The Fords of Norway Are Teslas

It Requires Big Incentives to Create a Market like This

Norway_Tesla_lWith the growing significance of telematics and autonomous driving, the overlap between IT and automotive has been growing larger over the past decade. Cars have essentially become rolling computers, so it’s not much of a stretch connecting these two industries. The automotive interior has become an important part of the continuum of screens experience, and connected cars are an essential element of the Internet of things.

Most cars have a mixture of old and new technologies. Internal combustion engines combine with silicon, code and connectivity to make driving a very 21st-century experience, but, longer term, there’s an inevitability that power sources will change. Plug-in electric vehicles (PEVs) are making big headlines despite their small sales.

PEVs still make up only a sliver of auto sales. In the US, less than 2 percent of new cars sold during 2015 will be PEVs. In China, France, Germany, Sweden and the UK, the number is less than 1 percent. But there are a few adoption hot spots. The Netherlands and the state of California are two PEV standouts, but the wildly disproportionate PEV sales in the country of Norway make the nation a case study.

About 23 percent of auto sales in Norway during 2015 will be PEVs, most of which are battery electric vehicles (BEVs). BEVs are purely electric cars, with no combustion engine. One in five new cars sold in Norway in 2015 will be BEVs, led by models such as the Nissan Leaf, Tesla’s Model S and the Volkswagen e-Golf. Electric cars are now selling at a pace of about 2,000 per month in Norway, a big number for a country of five million. Neighbouring Sweden, by contrast, with a population almost twice that of Norway, will buy about 2,000 BEVs over the whole year of 2015.

Norway recently surpassed its long-term goal of having an installed fleet of 50,000 BEVs on the road, two years ahead of schedule. Much of this success comes down to government incentives. Norway’s wealthy population combined with financial incentives working from a high-tax structure have created an automotive market in which Tesla outsells some classic Ford models.

In Norway, BEVs are exempt from the country’s steep sales tax and licence fees. Other benefits include permission to use bus lanes, driving toll-free on pay roads, bridges and tunnels, and free parking in public spaces. BEV owners can also charge their vehicles without cost at many of the country’s dedicated stations.

To put things in perspective, Norway has a total vehicle fleet of about 3 million. About 2 percent of these will be plug-ins by the end of 2015. The Netherlands has the second-largest installed fleet of electrics, at about 0.6 percent, followed by Japan at 0.23 percent and the US at 0.15 percent. Electrics are still some years away from disrupting the market in reality, but top electric names like Nissan and Tesla — and recently BMW and Porsche — have been gaining mindshare.

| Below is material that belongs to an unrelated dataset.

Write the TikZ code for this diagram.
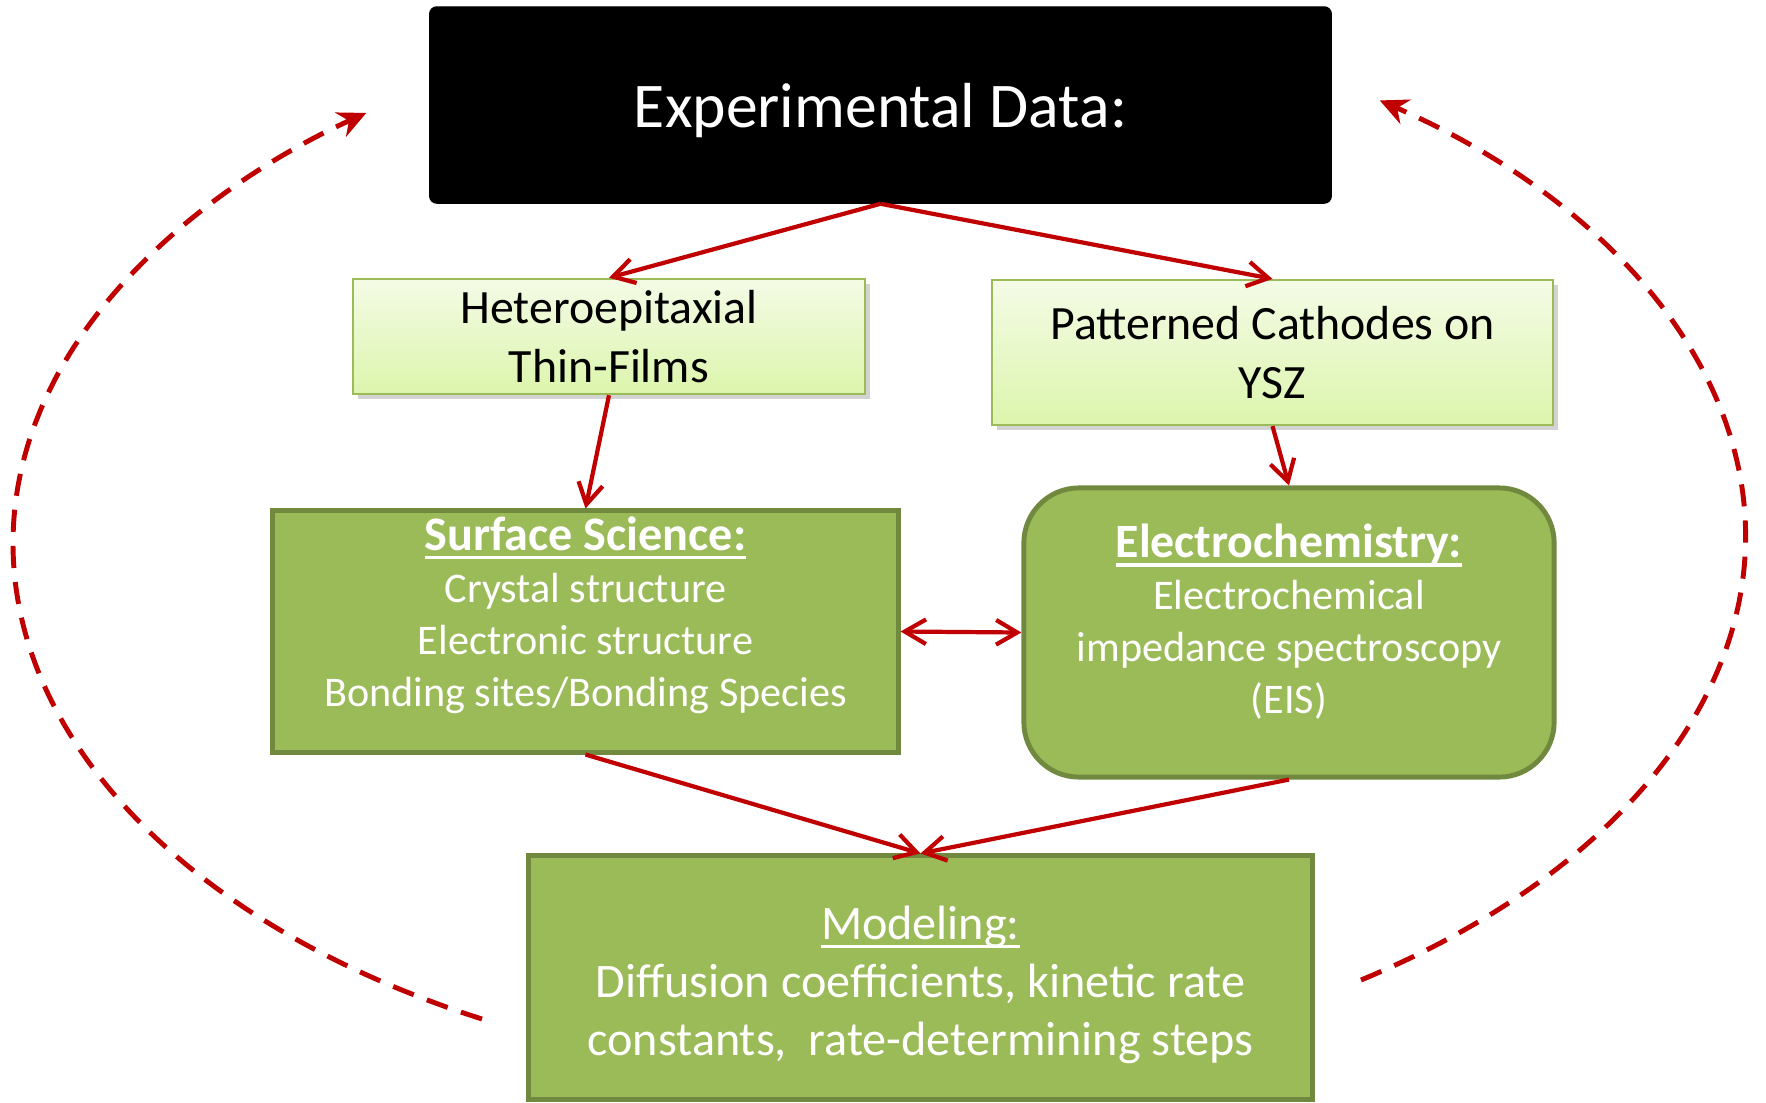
\documentclass[tikz,border=0pt]{standalone}
\usepackage{fontspec}
\setmainfont{Carlito}
\usetikzlibrary{arrows.meta,shadows}
\definecolor{arrowred}{HTML}{C00000}
\definecolor{leafgreen}{HTML}{9BBB59}
\definecolor{leafdark}{HTML}{71893F}
\definecolor{paletop}{HTML}{F4FBE6}
\definecolor{palebottom}{HTML}{DCF5AC}
\newcommand\headline[1]{\setbox0\hbox{#1}\rlap{\rule[-2.5pt]{\wd0}{0.95pt}}\box0}
\begin{document}
\begin{tikzpicture}[x=0.01cm,y=-0.01cm,
  databox/.style={fill=black,draw=black,rounded corners=2pt,text=white,text depth=0pt,font=\fontsize{18.1}{22}\selectfont},
  samplebox/.style={draw=leafgreen,line width=0.6pt,top color=paletop,bottom color=palebottom,
    drop shadow={shadow xshift=1.5pt,shadow yshift=-1.5pt,opacity=0.35},align=center,font=\fontsize{13.6}{16.6}\selectfont},
  methodbox/.style={fill=leafgreen,draw=leafdark,line width=1.4pt},
  methodtext/.style={text=white,align=center},
  flow/.style={draw=arrowred,line width=1.2pt,-{Straight Barb[length=6pt,width=7pt]}},
  loop/.style={draw=arrowred,line width=1.4pt,dash pattern=on 6.3pt off 4pt,-{Stealth[length=8pt,width=7.5pt]}}]
\useasboundingbox (0,0) rectangle (1766,1102);
\node[databox,minimum width=9.01cm,minimum height=1.96cm] (expdata) at (880.5,105) {Experimental Data:};
\node[samplebox,minimum width=5.12cm,minimum height=1.13cm] (films) at (609,336.5) {Heteroepitaxial\\Thin-Films};
\node[samplebox,minimum width=5.61cm,minimum height=1.45cm] (cathodes) at (1272.5,352.5) {Patterned Cathodes on\\YSZ};
\node[methodbox,minimum width=6.25cm,minimum height=2.41cm] (surface) at (585.5,631.5) {};
\node[methodbox,rounded corners=0.55cm,minimum width=5.3cm,minimum height=2.89cm] (echem) at (1289,632.5) {};
\node[methodbox,minimum width=7.83cm,minimum height=2.43cm] (model) at (920.5,977.5) {};
\node[methodtext,font=\fontsize{12}{14.8}\selectfont] (surfacetxt) at (585.5,615)
  {{\fontsize{13.7}{15.6}\selectfont\bfseries\headline{Surface Science:}}\\Crystal structure\\Electronic structure\\Bonding sites/Bonding Species};
\node[methodtext,font=\fontsize{12}{14.8}\selectfont] (echemtxt) at (1289,622)
  {{\fontsize{13.6}{15.6}\selectfont\bfseries\headline{Electrochemistry:}}\\Electrochemical\\impedance spectroscopy\\(EIS)};
\node[methodtext,font=\fontsize{13.7}{16.6}\selectfont] (modeltxt) at (920.5,985)
  {\headline{Modeling:}\\Diffusion coefficients, kinetic rate\\constants,\ \ rate-determining steps};
\draw[flow] (expdata.south) -- (films.north);
\draw[flow] (expdata.south) -- (cathodes.north);
\draw[flow] (films.south) -- (surface.north);
\draw[flow] (cathodes.south) -- (echem.north);
\draw[flow,{Straight Barb[length=6pt,width=7pt]}-{Straight Barb[length=6pt,width=7pt]}] (surface.east) -- (echem.west);
\draw[flow] (surface.south) -- (model.north);
\draw[flow] (echem.south) -- (model.north);
\coordinate (leftfoot) at (482,1019);
\coordinate (rightfoot) at (1361,980);
\draw[loop] (leftfoot) arc[start angle=242.6,end angle=126.4,x radius=8.68cm,y radius=5.35cm];
\draw[loop] (rightfoot) arc[start angle=-56,end angle=54.5,x radius=8.72cm,y radius=5.35cm];
\end{tikzpicture}
\end{document}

Norway is a small country that’s become a useful petri dish for the auto industry, ironically making the oil-rich nation patient zero of the electric vehicle market. BEVs are considerably more expensive than their internal combustion engine counterparts, and it takes generous government subsidies to create a success story like Norway.

This isn’t the smartphone market — volumes are small and upgrades infrequent. Even in the US, the world’s largest automotive market, only about 100,000 electrics were sold in 2014, making up 1 percent of new car sales. Scale will take years to establish, relying on a deep-rooted infrastructure to address the “range anxiety” consumers have with BEVs.

The automotive market is changing, and key IT players are in the middle of the industry’s evolution. How deep into the value chain they get remains to be seen, but heavy industry takes a different type of expertise.